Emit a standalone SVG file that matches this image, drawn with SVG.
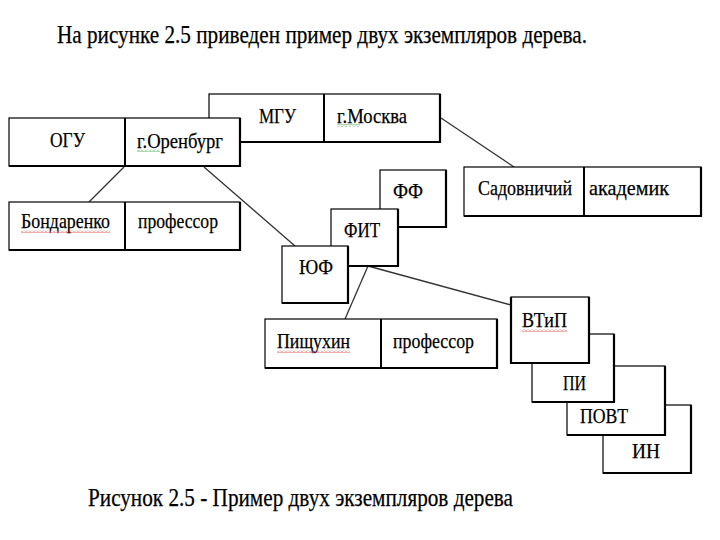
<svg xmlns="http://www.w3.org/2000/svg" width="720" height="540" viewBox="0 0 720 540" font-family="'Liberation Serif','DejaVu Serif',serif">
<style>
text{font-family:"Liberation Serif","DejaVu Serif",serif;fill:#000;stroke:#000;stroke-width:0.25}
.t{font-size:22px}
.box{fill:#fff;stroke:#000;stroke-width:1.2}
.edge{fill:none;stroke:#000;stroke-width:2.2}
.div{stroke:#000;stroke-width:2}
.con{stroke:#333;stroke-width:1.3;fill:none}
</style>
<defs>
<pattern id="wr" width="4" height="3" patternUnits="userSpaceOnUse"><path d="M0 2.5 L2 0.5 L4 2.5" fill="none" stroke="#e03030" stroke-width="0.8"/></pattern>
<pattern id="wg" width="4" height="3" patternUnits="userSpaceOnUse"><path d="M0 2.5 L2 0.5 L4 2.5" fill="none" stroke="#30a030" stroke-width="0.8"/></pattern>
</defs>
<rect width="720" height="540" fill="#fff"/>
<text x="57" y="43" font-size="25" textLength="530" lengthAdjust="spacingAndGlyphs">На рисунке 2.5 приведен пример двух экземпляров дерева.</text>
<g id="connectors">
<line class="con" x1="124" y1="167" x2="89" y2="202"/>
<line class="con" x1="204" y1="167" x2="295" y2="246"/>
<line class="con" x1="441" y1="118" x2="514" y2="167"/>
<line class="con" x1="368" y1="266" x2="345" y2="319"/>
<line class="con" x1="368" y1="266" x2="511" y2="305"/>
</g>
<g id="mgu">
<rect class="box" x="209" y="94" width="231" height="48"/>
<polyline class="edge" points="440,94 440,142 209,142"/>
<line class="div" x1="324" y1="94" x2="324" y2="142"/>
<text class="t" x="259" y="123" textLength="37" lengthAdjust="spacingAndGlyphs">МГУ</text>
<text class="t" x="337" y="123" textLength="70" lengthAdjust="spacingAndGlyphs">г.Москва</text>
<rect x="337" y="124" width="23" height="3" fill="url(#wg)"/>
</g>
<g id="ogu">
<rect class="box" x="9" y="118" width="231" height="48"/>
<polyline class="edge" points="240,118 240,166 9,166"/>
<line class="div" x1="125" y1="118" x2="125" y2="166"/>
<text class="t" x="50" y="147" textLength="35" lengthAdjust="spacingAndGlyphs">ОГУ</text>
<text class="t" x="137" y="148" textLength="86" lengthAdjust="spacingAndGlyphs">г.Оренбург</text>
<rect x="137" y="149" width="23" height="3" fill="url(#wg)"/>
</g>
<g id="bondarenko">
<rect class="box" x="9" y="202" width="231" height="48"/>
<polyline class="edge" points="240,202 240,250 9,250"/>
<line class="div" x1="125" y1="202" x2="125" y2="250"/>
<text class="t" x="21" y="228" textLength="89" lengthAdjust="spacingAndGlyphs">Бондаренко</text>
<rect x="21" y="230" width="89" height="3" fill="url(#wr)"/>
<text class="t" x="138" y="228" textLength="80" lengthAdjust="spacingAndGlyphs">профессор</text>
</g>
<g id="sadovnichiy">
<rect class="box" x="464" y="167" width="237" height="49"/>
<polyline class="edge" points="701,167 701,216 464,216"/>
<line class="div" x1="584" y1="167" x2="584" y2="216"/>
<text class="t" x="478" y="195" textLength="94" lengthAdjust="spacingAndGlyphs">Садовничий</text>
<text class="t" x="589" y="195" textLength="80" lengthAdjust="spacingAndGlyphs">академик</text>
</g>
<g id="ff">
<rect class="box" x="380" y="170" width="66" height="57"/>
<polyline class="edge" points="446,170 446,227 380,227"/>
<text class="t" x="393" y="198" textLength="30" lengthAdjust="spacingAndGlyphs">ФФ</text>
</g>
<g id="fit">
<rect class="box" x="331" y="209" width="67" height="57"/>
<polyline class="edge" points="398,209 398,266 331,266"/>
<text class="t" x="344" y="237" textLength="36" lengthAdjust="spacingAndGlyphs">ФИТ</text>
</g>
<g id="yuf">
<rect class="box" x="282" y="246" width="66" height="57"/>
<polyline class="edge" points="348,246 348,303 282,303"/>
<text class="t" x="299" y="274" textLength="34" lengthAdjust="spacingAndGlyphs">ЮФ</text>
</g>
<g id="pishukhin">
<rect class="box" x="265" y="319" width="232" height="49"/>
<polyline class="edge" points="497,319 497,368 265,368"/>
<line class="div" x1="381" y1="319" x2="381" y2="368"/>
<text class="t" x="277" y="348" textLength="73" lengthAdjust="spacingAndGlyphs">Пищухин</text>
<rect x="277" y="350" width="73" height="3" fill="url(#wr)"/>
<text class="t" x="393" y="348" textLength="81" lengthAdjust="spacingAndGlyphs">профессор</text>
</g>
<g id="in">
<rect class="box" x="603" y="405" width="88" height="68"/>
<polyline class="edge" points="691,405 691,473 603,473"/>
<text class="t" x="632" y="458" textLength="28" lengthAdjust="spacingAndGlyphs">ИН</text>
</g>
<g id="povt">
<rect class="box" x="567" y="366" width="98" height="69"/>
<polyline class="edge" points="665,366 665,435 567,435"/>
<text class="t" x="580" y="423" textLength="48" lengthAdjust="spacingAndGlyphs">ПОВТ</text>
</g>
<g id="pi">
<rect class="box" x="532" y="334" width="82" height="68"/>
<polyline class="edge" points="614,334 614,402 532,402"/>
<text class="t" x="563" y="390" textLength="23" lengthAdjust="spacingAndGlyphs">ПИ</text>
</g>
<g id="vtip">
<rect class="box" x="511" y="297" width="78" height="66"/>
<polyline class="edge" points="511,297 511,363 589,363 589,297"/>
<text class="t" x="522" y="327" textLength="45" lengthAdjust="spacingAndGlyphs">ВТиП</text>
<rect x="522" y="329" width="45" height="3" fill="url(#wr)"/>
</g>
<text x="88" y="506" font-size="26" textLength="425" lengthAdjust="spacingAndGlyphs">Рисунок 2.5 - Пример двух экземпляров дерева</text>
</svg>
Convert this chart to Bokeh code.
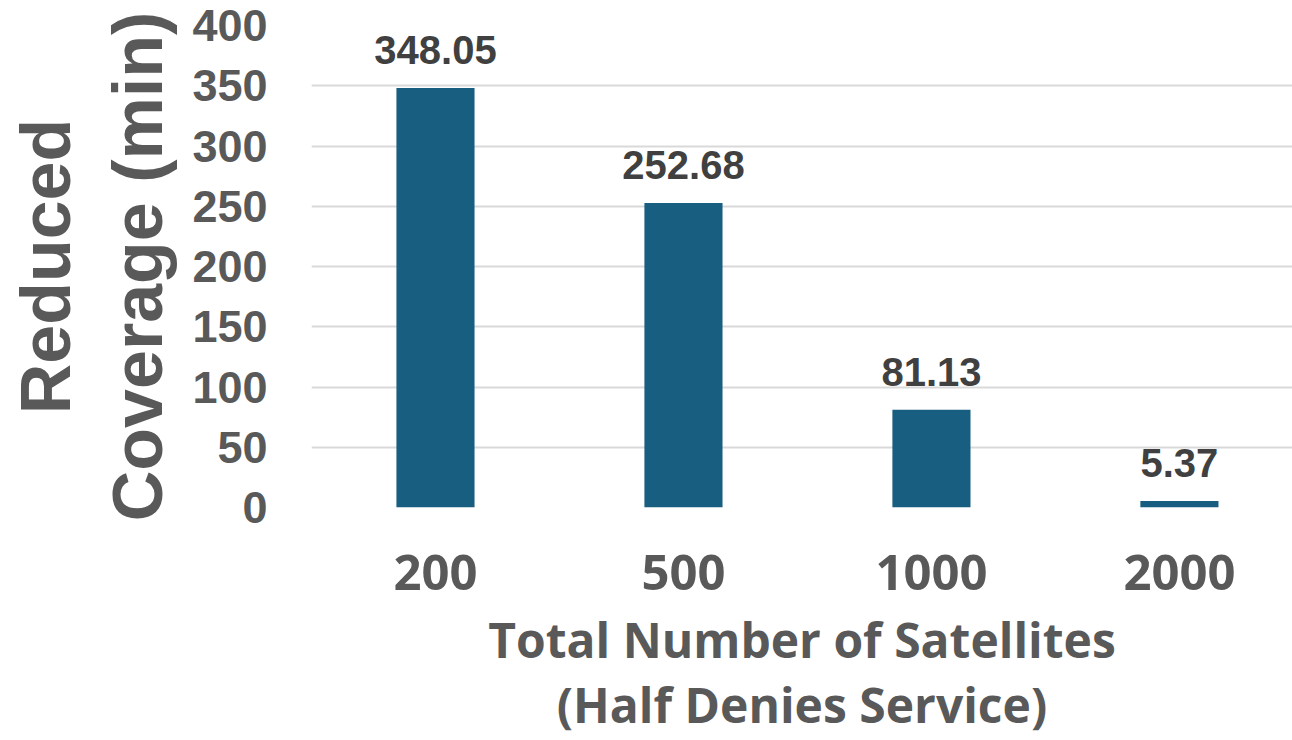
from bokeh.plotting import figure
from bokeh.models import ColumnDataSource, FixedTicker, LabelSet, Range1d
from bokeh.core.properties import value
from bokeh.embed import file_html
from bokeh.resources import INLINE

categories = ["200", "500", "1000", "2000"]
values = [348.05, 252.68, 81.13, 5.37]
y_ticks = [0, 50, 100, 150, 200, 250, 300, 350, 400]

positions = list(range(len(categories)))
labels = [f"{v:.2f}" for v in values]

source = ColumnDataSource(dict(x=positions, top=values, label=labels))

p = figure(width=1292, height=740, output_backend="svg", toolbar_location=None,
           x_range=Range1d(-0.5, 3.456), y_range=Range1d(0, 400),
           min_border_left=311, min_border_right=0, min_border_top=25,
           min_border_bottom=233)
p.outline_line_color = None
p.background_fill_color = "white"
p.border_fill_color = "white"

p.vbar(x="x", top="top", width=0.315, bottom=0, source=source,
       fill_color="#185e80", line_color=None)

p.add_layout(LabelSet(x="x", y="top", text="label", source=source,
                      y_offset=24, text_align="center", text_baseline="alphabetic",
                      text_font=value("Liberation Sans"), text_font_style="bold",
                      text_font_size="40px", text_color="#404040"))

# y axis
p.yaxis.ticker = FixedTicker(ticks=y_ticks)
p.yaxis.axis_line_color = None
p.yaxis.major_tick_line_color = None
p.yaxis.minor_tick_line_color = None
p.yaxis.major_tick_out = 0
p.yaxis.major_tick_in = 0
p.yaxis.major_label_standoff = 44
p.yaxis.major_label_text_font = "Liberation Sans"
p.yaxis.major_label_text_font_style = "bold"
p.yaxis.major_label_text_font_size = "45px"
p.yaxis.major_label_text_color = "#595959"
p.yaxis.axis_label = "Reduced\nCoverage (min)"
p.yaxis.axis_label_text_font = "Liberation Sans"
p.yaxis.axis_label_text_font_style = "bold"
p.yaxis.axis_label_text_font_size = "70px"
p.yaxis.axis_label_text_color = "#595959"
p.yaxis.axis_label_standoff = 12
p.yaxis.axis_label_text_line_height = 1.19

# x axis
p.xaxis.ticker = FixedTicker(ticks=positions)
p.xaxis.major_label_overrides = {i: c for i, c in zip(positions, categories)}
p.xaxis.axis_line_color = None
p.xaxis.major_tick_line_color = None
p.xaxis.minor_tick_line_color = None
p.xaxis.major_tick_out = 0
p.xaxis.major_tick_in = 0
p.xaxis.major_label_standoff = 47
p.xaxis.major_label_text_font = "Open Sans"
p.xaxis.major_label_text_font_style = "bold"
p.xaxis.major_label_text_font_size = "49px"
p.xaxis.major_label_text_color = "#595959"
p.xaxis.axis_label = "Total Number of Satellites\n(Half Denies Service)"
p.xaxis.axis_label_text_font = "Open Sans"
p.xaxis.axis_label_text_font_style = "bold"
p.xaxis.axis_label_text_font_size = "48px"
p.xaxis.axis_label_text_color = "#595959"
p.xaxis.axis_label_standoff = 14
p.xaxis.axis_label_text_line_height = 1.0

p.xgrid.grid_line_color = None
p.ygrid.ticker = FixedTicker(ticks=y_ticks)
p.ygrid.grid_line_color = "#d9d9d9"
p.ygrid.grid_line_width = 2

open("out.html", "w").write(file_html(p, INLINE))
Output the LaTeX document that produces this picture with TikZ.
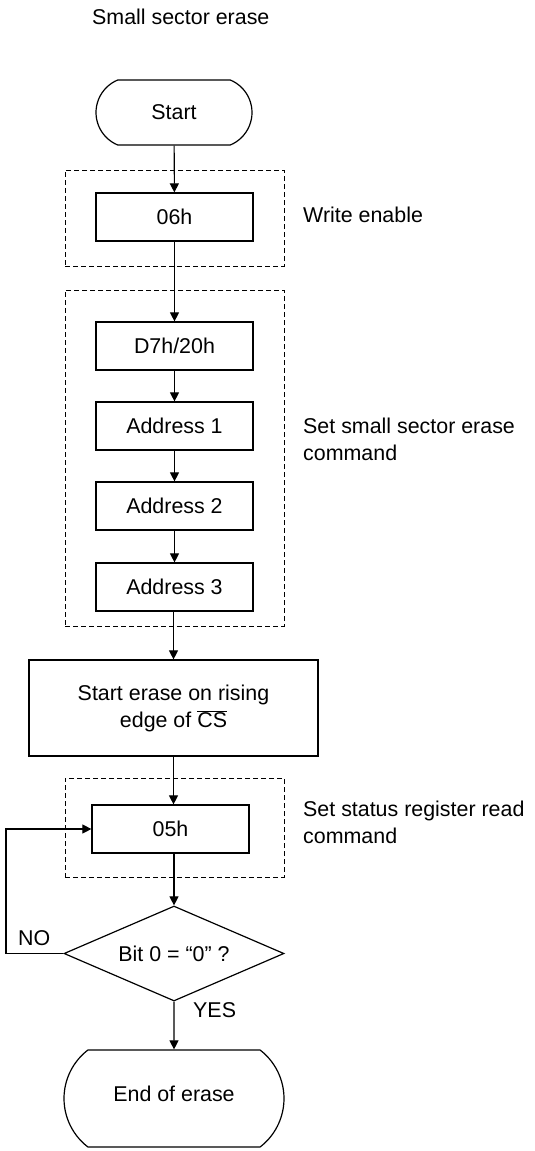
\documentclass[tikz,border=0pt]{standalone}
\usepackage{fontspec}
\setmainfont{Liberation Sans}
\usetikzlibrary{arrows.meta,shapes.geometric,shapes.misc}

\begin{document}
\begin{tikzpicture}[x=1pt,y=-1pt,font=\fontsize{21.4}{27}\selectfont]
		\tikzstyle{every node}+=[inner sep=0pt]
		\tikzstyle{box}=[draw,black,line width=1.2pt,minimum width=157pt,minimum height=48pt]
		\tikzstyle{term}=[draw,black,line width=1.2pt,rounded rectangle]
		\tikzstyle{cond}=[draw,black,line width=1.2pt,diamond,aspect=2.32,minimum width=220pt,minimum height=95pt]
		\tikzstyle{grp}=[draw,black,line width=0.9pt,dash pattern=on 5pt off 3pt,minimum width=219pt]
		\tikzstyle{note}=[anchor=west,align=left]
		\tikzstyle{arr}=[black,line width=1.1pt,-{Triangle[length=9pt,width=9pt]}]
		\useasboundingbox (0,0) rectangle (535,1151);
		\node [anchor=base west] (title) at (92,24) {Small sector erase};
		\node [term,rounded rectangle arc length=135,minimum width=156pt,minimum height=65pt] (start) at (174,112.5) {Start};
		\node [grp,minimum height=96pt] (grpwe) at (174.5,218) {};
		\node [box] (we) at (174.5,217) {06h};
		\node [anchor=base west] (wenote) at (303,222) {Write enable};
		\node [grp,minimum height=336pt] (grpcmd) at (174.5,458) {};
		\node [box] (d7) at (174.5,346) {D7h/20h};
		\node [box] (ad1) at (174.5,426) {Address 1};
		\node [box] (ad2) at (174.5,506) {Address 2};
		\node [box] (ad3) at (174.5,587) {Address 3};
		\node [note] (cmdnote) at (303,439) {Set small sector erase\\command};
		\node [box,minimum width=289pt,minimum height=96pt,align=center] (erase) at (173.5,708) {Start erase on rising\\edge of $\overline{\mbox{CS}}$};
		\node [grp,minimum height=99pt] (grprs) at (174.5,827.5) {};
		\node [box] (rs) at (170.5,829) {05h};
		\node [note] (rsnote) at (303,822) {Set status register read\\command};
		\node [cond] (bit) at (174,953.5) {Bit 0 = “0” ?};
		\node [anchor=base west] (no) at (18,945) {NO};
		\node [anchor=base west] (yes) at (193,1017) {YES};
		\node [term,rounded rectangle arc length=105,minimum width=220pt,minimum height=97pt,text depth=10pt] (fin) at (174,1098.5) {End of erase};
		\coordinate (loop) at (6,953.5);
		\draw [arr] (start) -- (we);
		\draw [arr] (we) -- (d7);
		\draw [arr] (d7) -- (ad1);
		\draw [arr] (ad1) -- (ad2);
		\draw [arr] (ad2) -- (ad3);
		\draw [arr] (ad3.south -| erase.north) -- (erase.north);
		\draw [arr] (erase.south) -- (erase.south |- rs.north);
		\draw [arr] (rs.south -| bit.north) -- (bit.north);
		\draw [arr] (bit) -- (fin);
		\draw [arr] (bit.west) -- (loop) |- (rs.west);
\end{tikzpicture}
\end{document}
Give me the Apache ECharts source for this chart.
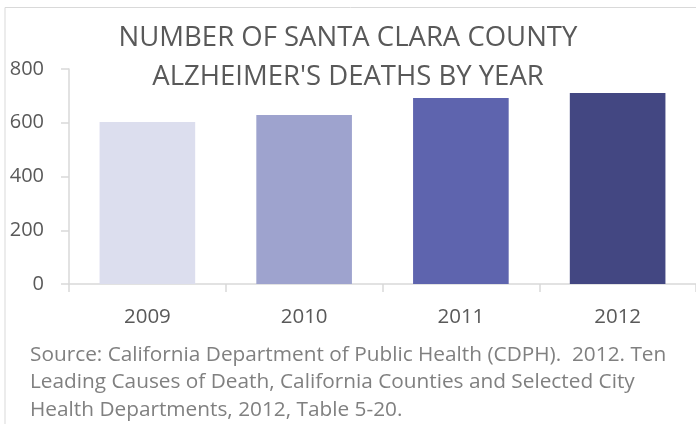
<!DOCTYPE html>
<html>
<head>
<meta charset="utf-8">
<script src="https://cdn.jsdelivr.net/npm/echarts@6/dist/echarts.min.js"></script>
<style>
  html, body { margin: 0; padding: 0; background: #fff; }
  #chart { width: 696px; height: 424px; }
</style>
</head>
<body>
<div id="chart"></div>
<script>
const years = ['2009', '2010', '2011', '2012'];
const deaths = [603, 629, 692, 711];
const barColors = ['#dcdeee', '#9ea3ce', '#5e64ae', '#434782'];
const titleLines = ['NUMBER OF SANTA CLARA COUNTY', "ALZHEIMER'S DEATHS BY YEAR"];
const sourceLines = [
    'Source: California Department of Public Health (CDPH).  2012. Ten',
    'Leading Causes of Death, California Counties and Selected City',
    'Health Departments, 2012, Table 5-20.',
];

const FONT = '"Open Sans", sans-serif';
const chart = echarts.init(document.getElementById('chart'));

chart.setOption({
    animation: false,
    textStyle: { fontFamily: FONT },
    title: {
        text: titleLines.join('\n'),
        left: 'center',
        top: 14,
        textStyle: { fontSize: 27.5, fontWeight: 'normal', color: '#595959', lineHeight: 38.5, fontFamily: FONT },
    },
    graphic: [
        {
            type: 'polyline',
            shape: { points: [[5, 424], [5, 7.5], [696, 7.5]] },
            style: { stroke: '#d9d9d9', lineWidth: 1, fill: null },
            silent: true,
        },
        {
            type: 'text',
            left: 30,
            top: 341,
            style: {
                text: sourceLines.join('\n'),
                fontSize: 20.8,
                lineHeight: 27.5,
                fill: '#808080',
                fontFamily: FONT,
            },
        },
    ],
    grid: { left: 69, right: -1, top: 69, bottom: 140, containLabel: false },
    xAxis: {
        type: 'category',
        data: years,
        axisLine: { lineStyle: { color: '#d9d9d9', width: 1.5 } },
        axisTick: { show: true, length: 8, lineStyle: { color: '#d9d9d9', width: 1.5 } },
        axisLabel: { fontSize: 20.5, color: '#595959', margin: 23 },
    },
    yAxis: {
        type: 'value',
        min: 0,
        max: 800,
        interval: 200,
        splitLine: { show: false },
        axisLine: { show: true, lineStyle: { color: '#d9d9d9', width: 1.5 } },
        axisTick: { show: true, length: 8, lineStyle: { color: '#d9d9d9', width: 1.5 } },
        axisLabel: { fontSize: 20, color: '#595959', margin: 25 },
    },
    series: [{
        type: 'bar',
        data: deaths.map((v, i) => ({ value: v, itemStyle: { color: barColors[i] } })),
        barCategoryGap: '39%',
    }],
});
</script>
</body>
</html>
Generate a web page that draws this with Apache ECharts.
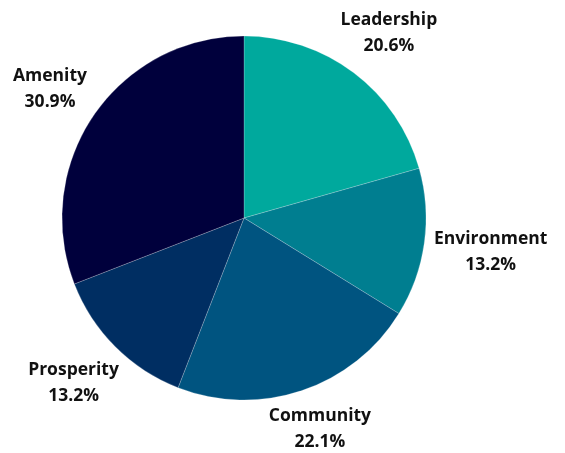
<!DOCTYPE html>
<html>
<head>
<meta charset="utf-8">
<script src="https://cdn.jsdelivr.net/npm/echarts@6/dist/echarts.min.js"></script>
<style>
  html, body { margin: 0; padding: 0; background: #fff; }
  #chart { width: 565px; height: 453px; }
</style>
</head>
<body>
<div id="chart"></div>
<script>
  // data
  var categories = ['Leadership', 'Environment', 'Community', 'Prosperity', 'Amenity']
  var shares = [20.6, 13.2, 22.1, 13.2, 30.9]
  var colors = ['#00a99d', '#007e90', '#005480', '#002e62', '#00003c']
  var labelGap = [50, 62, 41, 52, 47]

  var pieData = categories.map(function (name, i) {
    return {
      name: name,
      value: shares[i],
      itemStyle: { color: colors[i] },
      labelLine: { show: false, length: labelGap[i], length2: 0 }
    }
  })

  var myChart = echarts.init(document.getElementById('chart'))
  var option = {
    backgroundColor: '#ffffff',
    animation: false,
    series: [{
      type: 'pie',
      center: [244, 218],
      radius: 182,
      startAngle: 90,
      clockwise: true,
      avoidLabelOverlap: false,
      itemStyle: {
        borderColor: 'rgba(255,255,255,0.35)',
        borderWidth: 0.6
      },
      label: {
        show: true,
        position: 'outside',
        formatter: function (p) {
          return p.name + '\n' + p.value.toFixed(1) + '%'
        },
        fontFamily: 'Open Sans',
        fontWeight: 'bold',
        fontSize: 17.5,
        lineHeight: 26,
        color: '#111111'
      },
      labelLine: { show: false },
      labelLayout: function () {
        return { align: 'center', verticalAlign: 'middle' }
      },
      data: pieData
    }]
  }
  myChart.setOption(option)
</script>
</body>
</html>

**YOUR OBJECTIVE:**
In the listing above, find the line with "Convert this chart to Bokeh code." and the line with "p.yaxis.axis_label_text_line_height = 1.19". Set down exactly those lines and everything between them, skipping pictures.

**SOLVED EXERCISE:**
Convert this chart to Bokeh code.
from bokeh.plotting import figure
from bokeh.models import ColumnDataSource, FixedTicker, LabelSet, Range1d
from bokeh.core.properties import value
from bokeh.embed import file_html
from bokeh.resources import INLINE

categories = ["200", "500", "1000", "2000"]
values = [348.05, 252.68, 81.13, 5.37]
y_ticks = [0, 50, 100, 150, 200, 250, 300, 350, 400]

positions = list(range(len(categories)))
labels = [f"{v:.2f}" for v in values]

source = ColumnDataSource(dict(x=positions, top=values, label=labels))

p = figure(width=1292, height=740, output_backend="svg", toolbar_location=None,
           x_range=Range1d(-0.5, 3.456), y_range=Range1d(0, 400),
           min_border_left=311, min_border_right=0, min_border_top=25,
           min_border_bottom=233)
p.outline_line_color = None
p.background_fill_color = "white"
p.border_fill_color = "white"

p.vbar(x="x", top="top", width=0.315, bottom=0, source=source,
       fill_color="#185e80", line_color=None)

p.add_layout(LabelSet(x="x", y="top", text="label", source=source,
                      y_offset=24, text_align="center", text_baseline="alphabetic",
                      text_font=value("Liberation Sans"), text_font_style="bold",
                      text_font_size="40px", text_color="#404040"))

# y axis
p.yaxis.ticker = FixedTicker(ticks=y_ticks)
p.yaxis.axis_line_color = None
p.yaxis.major_tick_line_color = None
p.yaxis.minor_tick_line_color = None
p.yaxis.major_tick_out = 0
p.yaxis.major_tick_in = 0
p.yaxis.major_label_standoff = 44
p.yaxis.major_label_text_font = "Liberation Sans"
p.yaxis.major_label_text_font_style = "bold"
p.yaxis.major_label_text_font_size = "45px"
p.yaxis.major_label_text_color = "#595959"
p.yaxis.axis_label = "Reduced\nCoverage (min)"
p.yaxis.axis_label_text_font = "Liberation Sans"
p.yaxis.axis_label_text_font_style = "bold"
p.yaxis.axis_label_text_font_size = "70px"
p.yaxis.axis_label_text_color = "#595959"
p.yaxis.axis_label_standoff = 12
p.yaxis.axis_label_text_line_height = 1.19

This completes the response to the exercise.